You may have the extinct humans called Denisovans to thank for your adaptable immune system, Australian researchers suggest.
Denisovans were related to Neanderthals and interbred with modern humans about 50 000 years ago as modern humans left Africa for Papua New Guinea and Australia.
A single, functional variant
Modern humans got a gene variant from Denisovans that boosted immune reactions and inflammatory responses, including those that protect humans from disease-causing germs, the researchers reported.
"Previous research has found collections of gene variants from extinct human species that appear to have provided an advantage to humans living at high altitudes or to resist viruses, but have been unable to pinpoint which, if any, were actually functional," said senior study author Shane Grey. He is an associate professor who heads the Transplantation Immunology Laboratory at the Garvan Institute of Medical Research in Sydney, Australia.

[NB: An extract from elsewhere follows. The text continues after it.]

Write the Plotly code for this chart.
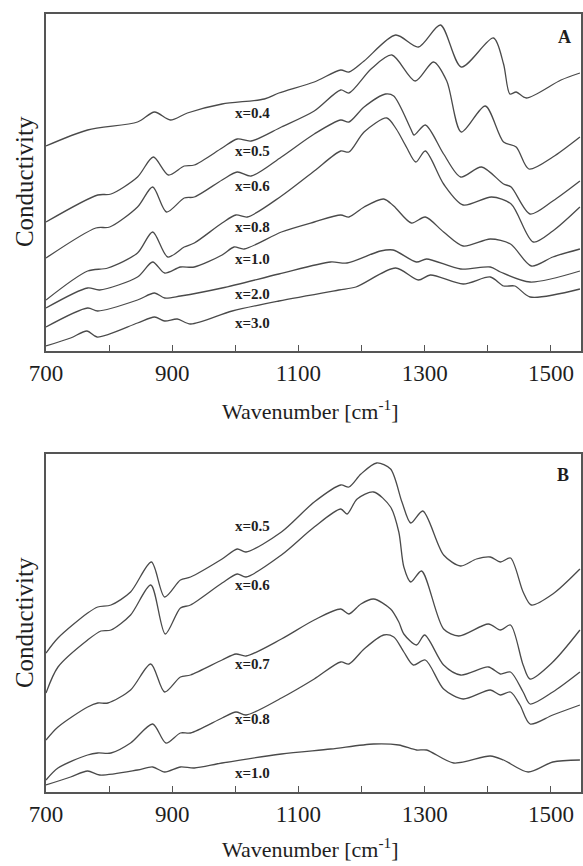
import plotly.graph_objects as go
from plotly.subplots import make_subplots

# ---------------- Panel A data (wavenumber, conductivity in arbitrary units) ----------------
A04_wn = [700, 766, 845, 872, 897, 924, 979, 1046, 1069, 1125, 1167, 1180, 1204, 1254, 1290, 1325, 1358, 1409, 1425, 1435, 1445, 1461, 1516, 1546]
A04_y  = [205, 221, 229, 239, 231, 238, 247, 252, 258, 269, 281, 279, 290, 316, 304, 326, 284, 313, 287, 257, 259, 253, 271, 278]

A05_wn = [700, 782, 803, 845, 870, 894, 919, 935, 979, 1003, 1025, 1073, 1125, 1167, 1180, 1215, 1248, 1285, 1314, 1335, 1358, 1396, 1425, 1445, 1465, 1503, 1546]
A05_y  = [129, 156, 157, 174, 194, 176, 185, 186, 203, 212, 210, 224, 240, 261, 258, 282, 296, 270, 289, 270, 219, 245, 209, 204, 182, 194, 214]

A06_wn = [700, 779, 801, 845, 869, 891, 919, 935, 979, 1003, 1025, 1073, 1125, 1167, 1180, 1204, 1238, 1251, 1278, 1283, 1301, 1330, 1357, 1390, 1425, 1437, 1467, 1503, 1546]
A06_y  = [93, 123, 124, 144, 164, 139, 153, 154, 171, 179, 175, 194, 217, 231, 229, 244, 257, 255, 222, 216, 226, 197, 174, 184, 167, 164, 137, 150, 170]

A08_wn = [700, 766, 798, 845, 869, 893, 919, 935, 979, 1001, 1019, 1073, 1125, 1167, 1180, 1204, 1240, 1255, 1271, 1286, 1301, 1330, 1361, 1406, 1437, 1472, 1503, 1546]
A08_y  = [51, 80, 83, 98, 119, 94, 104, 108, 128, 136, 134, 155, 180, 200, 199, 219, 233, 222, 204, 189, 200, 167, 146, 154, 147, 109, 120, 144]

A10_wn = [700, 766, 785, 845, 869, 888, 913, 935, 979, 998, 1014, 1073, 1125, 1167, 1180, 1204, 1235, 1251, 1279, 1301, 1330, 1361, 1404, 1436, 1469, 1503, 1546]
A10_y  = [43, 63, 61, 74, 89, 78, 84, 84, 96, 104, 102, 119, 129, 136, 134, 144, 152, 145, 128, 134, 119, 105, 112, 107, 85, 94, 102]

A20_wn = [700, 766, 782, 845, 872, 888, 913, 979, 1069, 1151, 1177, 1230, 1250, 1287, 1303, 1357, 1404, 1420, 1467, 1546]
A20_y  = [24, 43, 40, 51, 58, 53, 55, 63, 77, 89, 88, 100, 101, 89, 92, 82, 84, 79, 69, 80]

A30_wn = [700, 739, 765, 781, 845, 872, 888, 908, 929, 995, 1069, 1164, 1191, 1254, 1290, 1309, 1361, 1404, 1425, 1443, 1467, 1546]
A30_y  = [5, 13, 20, 14, 28, 34, 30, 32, 27, 40, 50, 61, 64, 83, 71, 76, 67, 74, 65, 65, 54, 62]

# ---------------- Panel B data ----------------
B05_wn = [700, 719, 766, 782, 803, 834, 867, 888, 913, 929, 979, 1003, 1017, 1073, 1125, 1167, 1180, 1199, 1224, 1246, 1264, 1278, 1297, 1330, 1357, 1382, 1404, 1420, 1436, 1456, 1469, 1503, 1546]
B05_y  = [139, 154, 179, 185, 187, 200, 230, 195, 212, 215, 233, 243, 240, 260, 290, 307, 305, 318, 329, 323, 290, 269, 281, 237, 226, 233, 235, 230, 234, 200, 187, 198, 223]

B06_wn = [700, 719, 766, 787, 803, 834, 866, 889, 913, 929, 979, 1003, 1017, 1073, 1125, 1167, 1177, 1193, 1219, 1246, 1259, 1267, 1278, 1295, 1330, 1354, 1401, 1420, 1436, 1456, 1467, 1503, 1546]
B06_y  = [99, 125, 152, 161, 162, 177, 207, 158, 184, 187, 209, 218, 215, 237, 265, 283, 278, 293, 300, 285, 260, 225, 210, 221, 163, 156, 168, 162, 167, 127, 113, 130, 162]

B07_wn = [700, 719, 766, 782, 798, 834, 866, 888, 913, 929, 979, 1001, 1017, 1073, 1125, 1167, 1180, 1199, 1219, 1246, 1259, 1267, 1287, 1300, 1330, 1357, 1401, 1420, 1436, 1456, 1467, 1503, 1546]
B07_y  = [52, 65, 85, 89, 89, 102, 128, 100, 115, 117, 132, 138, 136, 153, 172, 183, 178, 188, 193, 183, 170, 158, 147, 157, 127, 117, 125, 118, 120, 100, 88, 100, 120]

B08_wn = [700, 719, 766, 782, 803, 834, 869, 890, 913, 929, 979, 1001, 1017, 1073, 1125, 1167, 1180, 1204, 1235, 1251, 1267, 1282, 1301, 1330, 1361, 1404, 1420, 1436, 1451, 1467, 1503, 1546]
B08_y  = [12, 24, 37, 39, 39, 49, 68, 49, 59, 59, 74, 80, 77, 94, 113, 130, 128, 143, 157, 155, 140, 127, 132, 103, 93, 102, 97, 100, 87, 68, 77, 87]

B10_wn = [700, 739, 766, 785, 845, 869, 888, 913, 935, 979, 1073, 1151, 1219, 1259, 1287, 1303, 1346, 1404, 1425, 1464, 1503, 1546]
B10_y  = [7, 15, 21, 17, 22, 25, 20, 25, 24, 29, 38, 43, 48, 47, 42, 42, 29, 36, 32, 20, 30, 32]

A_series = [(A04_wn, A04_y), (A05_wn, A05_y), (A06_wn, A06_y), (A08_wn, A08_y),
            (A10_wn, A10_y), (A20_wn, A20_y), (A30_wn, A30_y)]
A_labels = ["x=0.4", "x=0.5", "x=0.6", "x=0.8", "x=1.0", "x=2.0", "x=3.0"]
A_label_y = [238, 200, 165, 124, 92, 57, 28]

B_series = [(B05_wn, B05_y), (B06_wn, B06_y), (B07_wn, B07_y), (B08_wn, B08_y), (B10_wn, B10_y)]
B_labels = ["x=0.5", "x=0.6", "x=0.7", "x=0.8", "x=1.0"]
B_label_y = [266, 207, 128, 73, 19]

label_wn = 1027
tick_vals = [700, 800, 900, 1000, 1100, 1200, 1300, 1400, 1500]
tick_text = ["700", "", "900", "", "1100", "", "1300", "", "1500"]

FONT = "Liberation Serif"
LINE = "#4a4a4a"
AX = "#555555"
TXT = "#1e1e1e"

fig = make_subplots(rows=2, cols=1, vertical_spacing=0.1324)

for wn, y in A_series:
    fig.add_trace(go.Scatter(x=wn, y=y, mode="lines", line=dict(color=LINE, width=1.3, shape="spline", smoothing=0.8),
                             showlegend=False, hoverinfo="skip"), row=1, col=1)
for wn, y in B_series:
    fig.add_trace(go.Scatter(x=wn, y=y, mode="lines", line=dict(color=LINE, width=1.3, shape="spline", smoothing=0.8),
                             showlegend=False, hoverinfo="skip"), row=2, col=1)

annotations = []
for txt, yy in zip(A_labels, A_label_y):
    annotations.append(dict(x=label_wn, y=yy, xref="x", yref="y", text="<b>" + txt + "</b>", showarrow=False,
                            font=dict(family=FONT, size=15, color=TXT)))
for txt, yy in zip(B_labels, B_label_y):
    annotations.append(dict(x=label_wn, y=yy, xref="x2", yref="y2", text="<b>" + txt + "</b>", showarrow=False,
                            font=dict(family=FONT, size=15, color=TXT)))
annotations.append(dict(x=1522, y=314, xref="x", yref="y", text="<b>A</b>", showarrow=False,
                        font=dict(family=FONT, size=18, color=TXT)))
annotations.append(dict(x=1519, y=317, xref="x2", yref="y2", text="<b>B</b>", showarrow=False,
                        font=dict(family=FONT, size=18, color=TXT)))
# y titles (pixel positions converted below)
annotations.append(dict(x=24, y=182, xref="paper", yref="paper", text="Conductivity", showarrow=False, textangle=-90,
                        font=dict(family=FONT, size=25, color=TXT)))
annotations.append(dict(x=24, y=623, xref="paper", yref="paper", text="Conductivity", showarrow=False, textangle=-90,
                        font=dict(family=FONT, size=25, color=TXT)))
# x titles
annotations.append(dict(x=311, y=410, xref="paper", yref="paper", text="Wavenumber [cm<sup>-1</sup>]", showarrow=False,
                        font=dict(family=FONT, size=22, color=TXT)))
annotations.append(dict(x=311, y=848, xref="paper", yref="paper", text="Wavenumber [cm<sup>-1</sup>]", showarrow=False,
                        font=dict(family=FONT, size=22, color=TXT)))

W, H = 583, 866
ML, MR, MT, MB = 46, 0, 14, 74
pw, ph = W - ML - MR, H - MT - MB
for a in annotations:
    a["xanchor"] = "center"
    a["yanchor"] = "middle"
    if a["xref"] == "paper":
        a["x"] = (a["x"] - ML) / pw
        a["y"] = (H - MB - a["y"]) / ph

xaxis_common = dict(range=[700, 1547.7], tickmode="array", tickvals=tick_vals, ticktext=tick_text,
                    ticks="inside", ticklen=6, tickcolor=AX, tickwidth=1.2, showline=True, linecolor=AX,
                    linewidth=1.6, mirror=True, showgrid=False, zeroline=False,
                    tickfont=dict(family=FONT, size=23, color=TXT), ticklabelstandoff=1)
yaxis_common = dict(showticklabels=False, ticks="", showline=True, linecolor=AX, linewidth=1.6, mirror=True,
                    showgrid=False, zeroline=False)

fig.update_layout(
    width=W, height=H, margin=dict(l=ML, r=MR, t=MT, b=MB),
    paper_bgcolor="white", plot_bgcolor="white",
    xaxis=dict(**xaxis_common, domain=[0, 1]),
    xaxis2=dict(**xaxis_common, domain=[0, 1]),
    yaxis=dict(**yaxis_common, range=[0, 337], domain=[441 / 778, 1]),
    yaxis2=dict(**yaxis_common, range=[0, 338], domain=[0, 338 / 778]),
    annotations=annotations,
)

fig.write_html("out.html")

"This study is the first to identify a single, functional variant, and suggests that it also had an evolutionary benefit on the human immune system," Grey added in an institute news release.
For the study, he and his colleagues analysed genomes of families where one child had a severe and unusual autoimmune or inflammatory condition.
In four families, they found the same gene mutation, but this variant wasn't sufficient to cause inflammatory disease. But researchers also found that immune cells from these families produced a stronger inflammatory response than the immune cells from other individuals.
This particular mutation, called I207L, was common in families from Sydney and indigenous populations, such as those with Melanesian, Maori and Polynesian ancestry.
A strong immune response
"The fact that this rare version of the gene was enriched in these populations, and displayed genetic signatures of positive selection, means it was almost certainly beneficial for human health," Grey said.
The mutation was also found in DNA from a 50 000-year-old finger bone of a Denisovan girl found in a cave in Siberia.
The variant, however, was absent in Neanderthal DNA from the same cave, which may mean that the gene variant came after Denisovans and Neanderthals split, about 400 000 years ago.
In experiments with mice, the I207L variant conferred a strong immune response to the Coxsackie virus strain, compared with a weak response in mice without the gene mutation, researchers found.
These findings indicate that the Denisovan variant and others are able to dial up the immune system to respond to different germs, the researchers said.
The report was published in the journal Nature Immunology.